Now, herein lies the problem: by normal-ordering with respect to the Fermi sea, we obtain the above anomalous correlator. But the sum instead vanishes if I chose to normal order with respect to the vacuum! How is it that the commutator of two operators can depend on an arbitrary state of my choosing? The operators $b_{q,\eta}$ and $b^{\dagger}_{q,\eta}$ aren't even themselves normal ordered!
 A: You can regard the Schwinger term as an approximation that arises because we can only excite  states relatively close to the Fermi-surface, and so only need those states in sums over intermediate states. The actual commutator of the current $j_n= \sum_k a^\dagger_{n+k}a_{-k}$ with $j_{n'}$ is a  operator containing bilinear  products of $a^\dagger, a$'s that involves $a_n$'s  only far from the Fermi surface where all states are either empty (high energy) or occupied (deep in the sea). In these regions  the operator can be replaced by its $c$-number expectation and that gives the "anomalous" $c$-number Schwinger  term in the current algebra
$$
[j_n,j_{n'}]= n \delta_{n+n'}.
$$
Incidently this formula  was found by Pascual Jordan long before Bosonization became a thing.
Comment added:
There are many ways to derive the commutator starting  different physical assumptions.  The fact that  all lead to the same answer indicates that the result is physically robust -- an essential property of you want to apply it to real-world situations.  In particlular it applies to condensed mater systems where the is a cutoff.  The point is that the Stone-Von Neumann theorem does not apply to Fock spaces based on an infinite set of of $a_n$'s.
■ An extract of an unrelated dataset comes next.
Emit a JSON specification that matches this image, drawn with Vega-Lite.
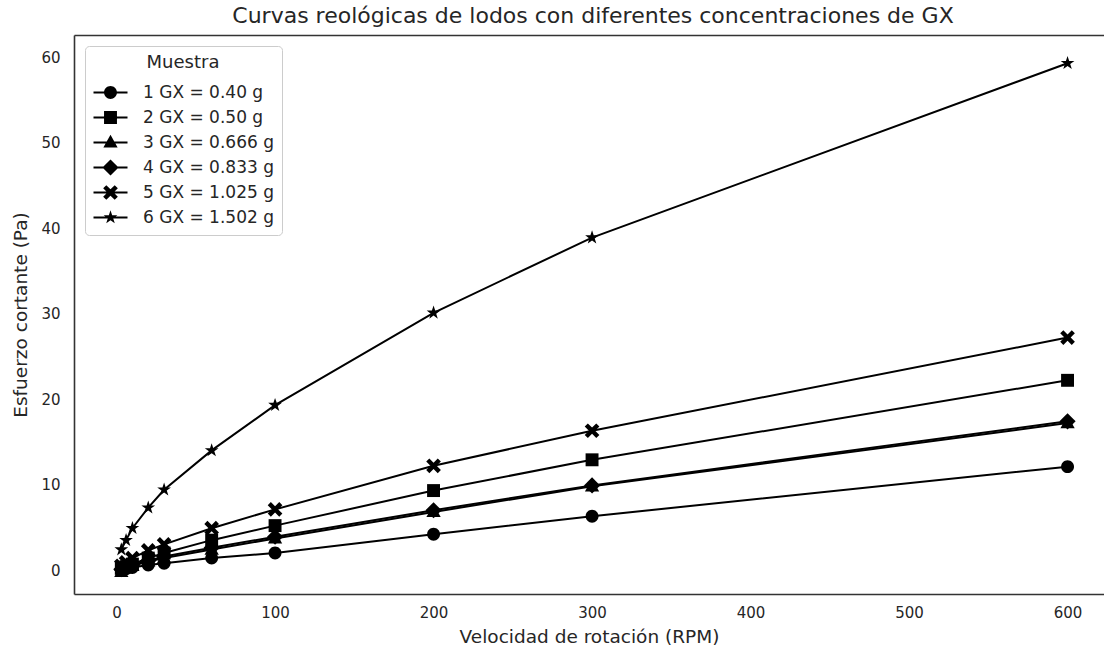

The "obvious" Fock space (Van Hove's Universal Receptacle?) is   not irreducible and contains  inequivalent representations some of which have central extensions like the $n\delta_{n+n'}$.  The space with the empty vacuum, and the space with  a filled Fermi sea, are examples of such inequivalent representations.